--- Provided data ---
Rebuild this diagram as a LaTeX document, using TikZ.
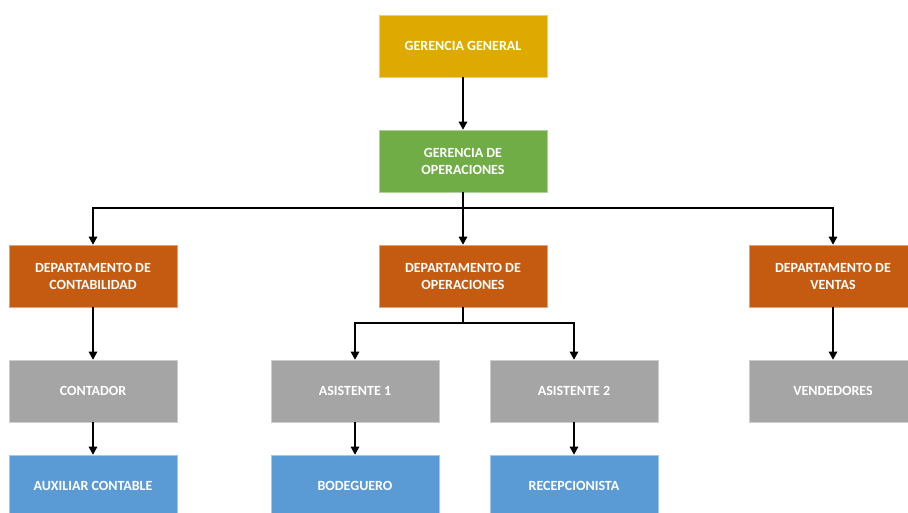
\documentclass[tikz,border=0pt]{standalone}
\usepackage{fontspec}
\setmainfont{Carlito}
\usetikzlibrary{arrows.meta}
\definecolor{cgold}{HTML}{DEA900}
\definecolor{cgreen}{HTML}{70AD47}
\definecolor{corange}{HTML}{C55A11}
\definecolor{cgray}{HTML}{A5A5A5}
\definecolor{cblue}{HTML}{5B9BD5}
\tikzset{
  box/.style={minimum width=168pt, minimum height=62pt, inner sep=0pt, align=center,
    text=white, font=\fontsize{14}{17}\selectfont\bfseries, draw=#1!55!white, line width=0.6pt, fill=#1},
  conn/.style={line width=1.3pt, black},
  arr/.style={conn, -{Triangle[length=8pt,width=8.5pt]}}
}
\begin{document}
\begin{tikzpicture}[x=1pt,y=-1pt]
\useasboundingbox (0,0) rectangle (908,513);
\clip (0,0) rectangle (908,513);
\node[box=cgold] (gg) at (463,46) {GERENCIA GENERAL};
\node[box=cgreen] (go) at (463,161) {GERENCIA DE\\OPERACIONES};
\node[box=corange] (dc) at (93,276) {DEPARTAMENTO DE\\CONTABILIDAD};
\node[box=corange] (dop) at (463,276) {DEPARTAMENTO DE\\OPERACIONES};
\node[box=corange] (dv) at (833,276) {DEPARTAMENTO DE\\VENTAS};
\node[box=cgray] (con) at (93,391) {CONTADOR};
\node[box=cgray] (a1) at (355,391) {ASISTENTE 1};
\node[box=cgray] (a2) at (574,391) {ASISTENTE 2};
\node[box=cgray] (ven) at (833,391) {VENDEDORES};
\node[box=cblue] (aux) at (93,486) {AUXILIAR CONTABLE};
\node[box=cblue] (bod) at (355,486) {BODEGUERO};
\node[box=cblue] (rec) at (574,486) {RECEPCIONISTA};
\coordinate (b1) at (463,208);
\coordinate (b2) at (463,323);
\draw[arr] (gg) -- (go);
\draw[conn] (go) -- (b1);
\draw[arr] (b1) -| (dc.north);
\draw[arr] (b1) -- (dop);
\draw[arr] (b1) -| (dv.north);
\draw[conn] (dop) -- (b2);
\draw[arr] (b2) -| (a1.north);
\draw[arr] (b2) -| (a2.north);
\draw[arr] (dc) -- (con);
\draw[arr] (con) -- (aux);
\draw[arr] (dv) -- (ven);
\draw[arr] (a1) -- (bod);
\draw[arr] (a2) -- (rec);
\end{tikzpicture}
\end{document}
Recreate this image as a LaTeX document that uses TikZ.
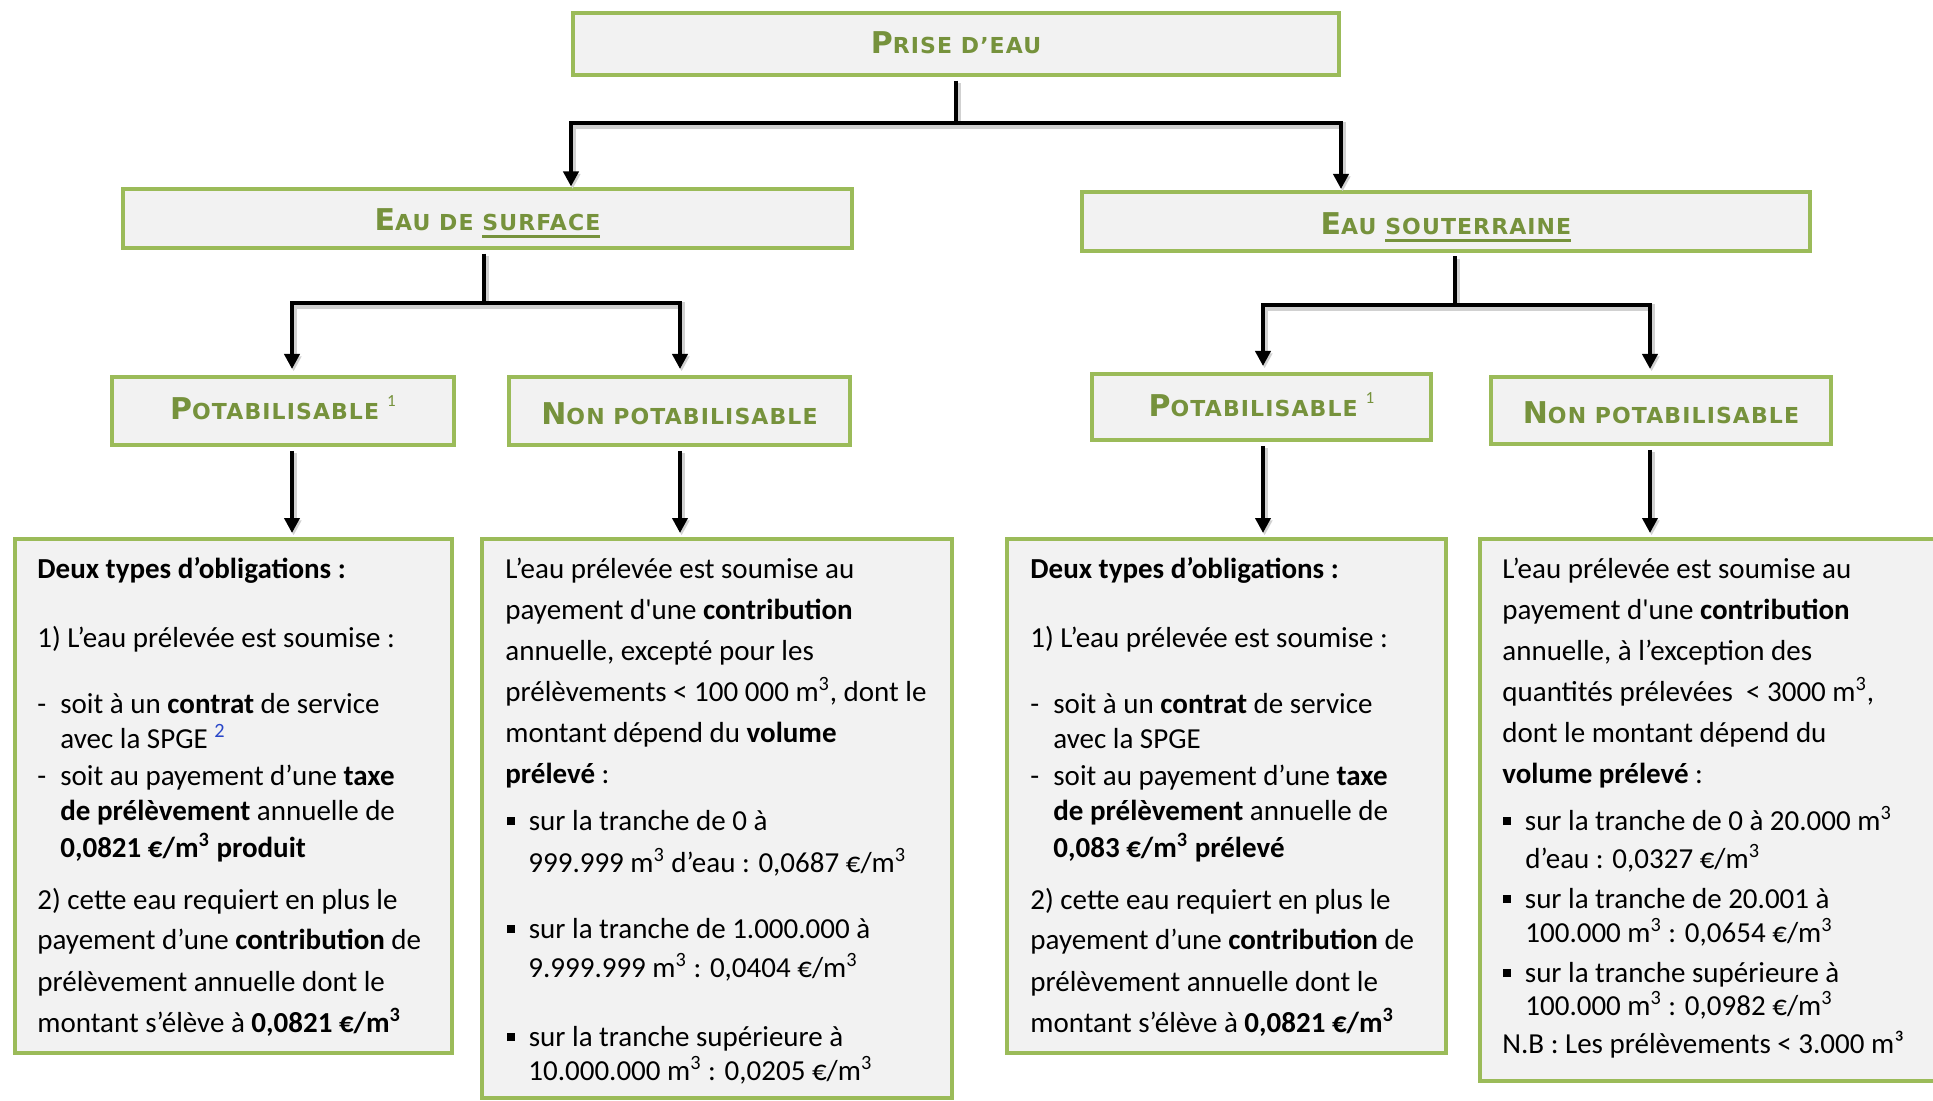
---
Task description: Nothing in the entries above should change when they are printed again, except that the pictures are dropped.

Exercise result:
Rebuild this diagram as a LaTeX document, using TikZ.
\documentclass[tikz,border=0pt]{standalone}
\usepackage{fontspec}
\setmainfont{Carlito}
\usetikzlibrary{arrows.meta}
\definecolor{cgold}{HTML}{DEA900}
\definecolor{cgreen}{HTML}{70AD47}
\definecolor{corange}{HTML}{C55A11}
\definecolor{cgray}{HTML}{A5A5A5}
\definecolor{cblue}{HTML}{5B9BD5}
\tikzset{
  box/.style={minimum width=168pt, minimum height=62pt, inner sep=0pt, align=center,
    text=white, font=\fontsize{14}{17}\selectfont\bfseries, draw=#1!55!white, line width=0.6pt, fill=#1},
  conn/.style={line width=1.3pt, black},
  arr/.style={conn, -{Triangle[length=8pt,width=8.5pt]}}
}
\begin{document}
\begin{tikzpicture}[x=1pt,y=-1pt]
\useasboundingbox (0,0) rectangle (908,513);
\clip (0,0) rectangle (908,513);
\node[box=cgold] (gg) at (463,46) {GERENCIA GENERAL};
\node[box=cgreen] (go) at (463,161) {GERENCIA DE\\OPERACIONES};
\node[box=corange] (dc) at (93,276) {DEPARTAMENTO DE\\CONTABILIDAD};
\node[box=corange] (dop) at (463,276) {DEPARTAMENTO DE\\OPERACIONES};
\node[box=corange] (dv) at (833,276) {DEPARTAMENTO DE\\VENTAS};
\node[box=cgray] (con) at (93,391) {CONTADOR};
\node[box=cgray] (a1) at (355,391) {ASISTENTE 1};
\node[box=cgray] (a2) at (574,391) {ASISTENTE 2};
\node[box=cgray] (ven) at (833,391) {VENDEDORES};
\node[box=cblue] (aux) at (93,486) {AUXILIAR CONTABLE};
\node[box=cblue] (bod) at (355,486) {BODEGUERO};
\node[box=cblue] (rec) at (574,486) {RECEPCIONISTA};
\coordinate (b1) at (463,208);
\coordinate (b2) at (463,323);
\draw[arr] (gg) -- (go);
\draw[conn] (go) -- (b1);
\draw[arr] (b1) -| (dc.north);
\draw[arr] (b1) -- (dop);
\draw[arr] (b1) -| (dv.north);
\draw[conn] (dop) -- (b2);
\draw[arr] (b2) -| (a1.north);
\draw[arr] (b2) -| (a2.north);
\draw[arr] (dc) -- (con);
\draw[arr] (con) -- (aux);
\draw[arr] (dv) -- (ven);
\draw[arr] (a1) -- (bod);
\draw[arr] (a2) -- (rec);
\end{tikzpicture}
\end{document}
Recreate this image as a LaTeX document that uses TikZ.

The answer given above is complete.